* _TASK DESCRIPTION_: What is the number of lines holding the word "this"? Write that number and nothing else.

* _INFORMATION GIVEN_:
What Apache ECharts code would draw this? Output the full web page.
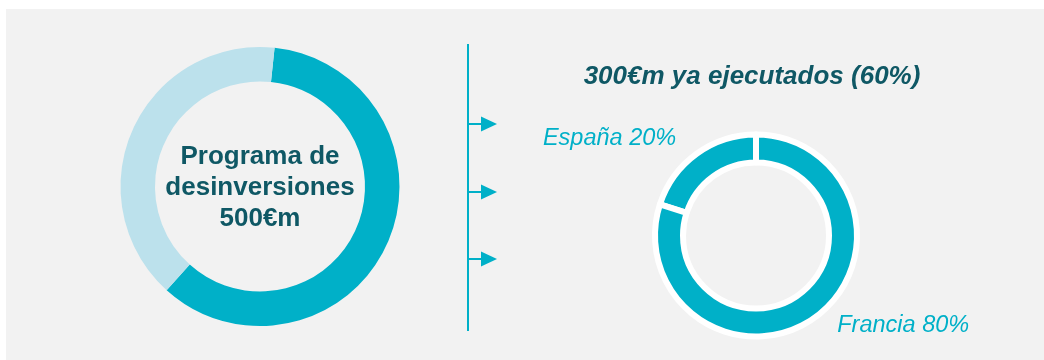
<!DOCTYPE html>
<html>
<head>
<meta charset="utf-8">
<script src="https://cdn.jsdelivr.net/npm/echarts@6/dist/echarts.min.js"></script>
<style>
  html, body { margin: 0; padding: 0; background: #ffffff; }
  #chart { width: 1044px; height: 360px; }
</style>
</head>
<body>
<div id="chart"></div>
<script>
// programa total: ejecutado / pendiente (%)
const totalNames = ["Ejecutado", "Pendiente"];
const totalValues = [60, 40];
// desglose de lo ejecutado por país (%)
const countryNames = ["España", "Francia"];
const countryValues = [20, 80];
// textos
const centerLines = ["Programa de", "desinversiones", "500€m"];
const headline = "300€m ya ejecutados (60%)";

const CYAN = "#00b0c8";
const LIGHT = "#bce1ec";
const TEAL = "#0f5865";
const FONT = "Liberation Sans, Arial, sans-serif";

const chart = echarts.init(document.getElementById("chart"));

// flechas del separador
const arrowYs = [124, 192, 259];
const arrows = [];
arrowYs.forEach((y) => {
  arrows.push({
    type: "line",
    shape: { x1: 468, y1: y, x2: 482, y2: y },
    style: { stroke: CYAN, lineWidth: 2 },
  });
  arrows.push({
    type: "polygon",
    shape: { points: [[481, y - 7.5], [497, y], [481, y + 7.5]] },
    style: { fill: CYAN },
  });
});

const option = {
  backgroundColor: "#ffffff",
  animation: false,
  graphic: [
    {
      type: "rect",
      z: -10,
      shape: { x: 6, y: 9, width: 1040, height: 355 },
      style: { fill: "#f2f2f2" },
    },
    {
      type: "line",
      shape: { x1: 468, y1: 44, x2: 468, y2: 331 },
      style: { stroke: CYAN, lineWidth: 2 },
    },
    ...arrows,
    {
      type: "text",
      style: {
        x: 260,
        y: 188,
        text: centerLines.join("\n"),
        align: "center",
        verticalAlign: "middle",
        fill: TEAL,
        font: "bold 26px " + FONT,
        lineHeight: 31,
      },
    },
    {
      type: "text",
      style: {
        x: 752,
        y: 77,
        text: headline,
        align: "center",
        verticalAlign: "middle",
        fill: TEAL,
        font: "italic bold 26px " + FONT,
      },
    },
  ],
  series: [
    {
      type: "pie",
      center: [260, 186.5],
      radius: [105, 139.5],
      startAngle: 84,
      clockwise: true,
      silent: true,
      label: { show: false },
      labelLine: { show: false },
      data: totalNames.map((n, i) => ({
        name: n,
        value: totalValues[i],
        itemStyle: { color: i === 0 ? CYAN : LIGHT },
      })),
    },
    {
      type: "pie",
      center: [756, 235.5],
      radius: [73, 101],
      startAngle: 90,
      clockwise: false,
      silent: true,
      avoidLabelOverlap: false,
      itemStyle: { color: CYAN, borderColor: "#ffffff", borderWidth: 6 },
      label: {
        show: true,
        position: "outside",
        formatter: "{b} {c}%",
        color: CYAN,
        fontFamily: FONT,
        fontStyle: "italic",
        fontSize: 23.5,
        distanceToLabelLine: 0,
      },
      labelLine: { show: false, length: 19.5, length2: 9 },
      data: countryNames.map((n, i) => ({
        name: n,
        value: countryValues[i],
        labelLine: i === 0 ? { length: 19.5, length2: 9 } : { length: 10, length2: 16 },
      })),
    },
  ],
};

chart.setOption(option);
</script>
</body>
</html>
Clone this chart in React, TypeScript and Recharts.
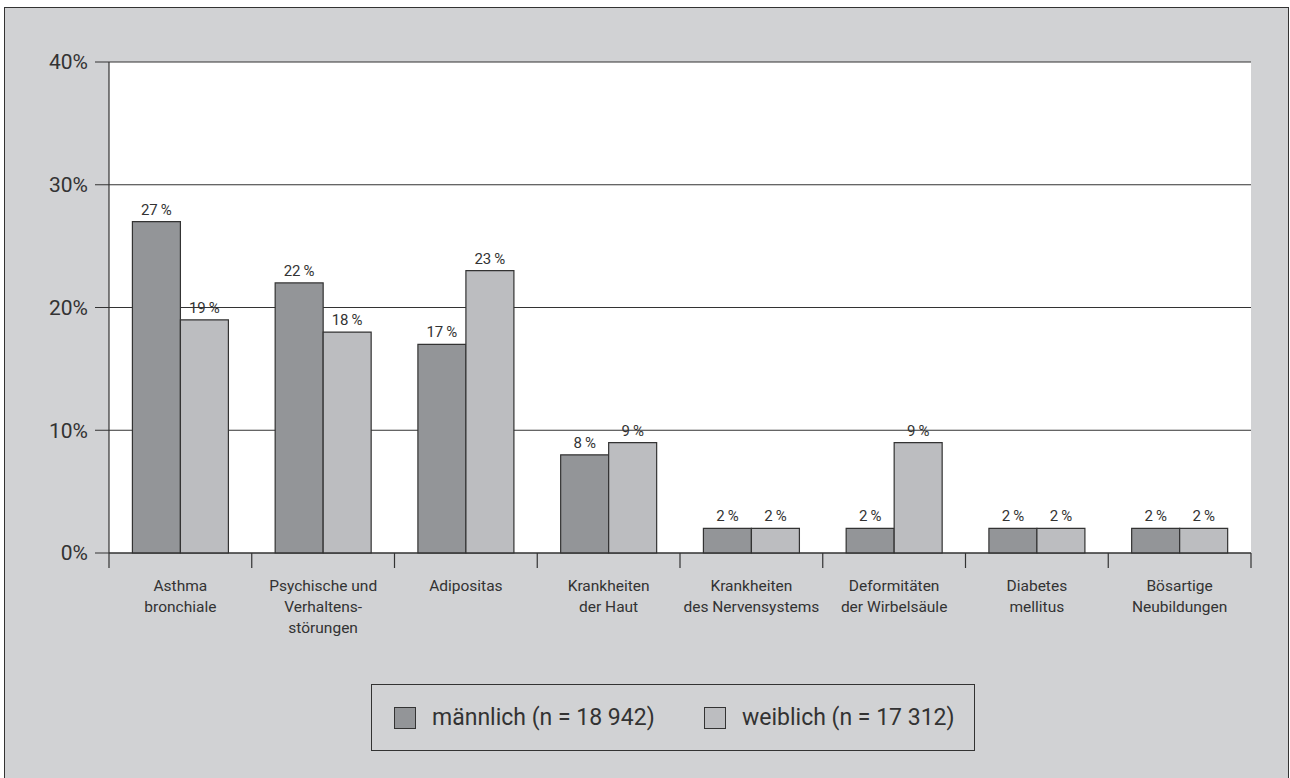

* _RESULT OF THE EXERCISE_: 2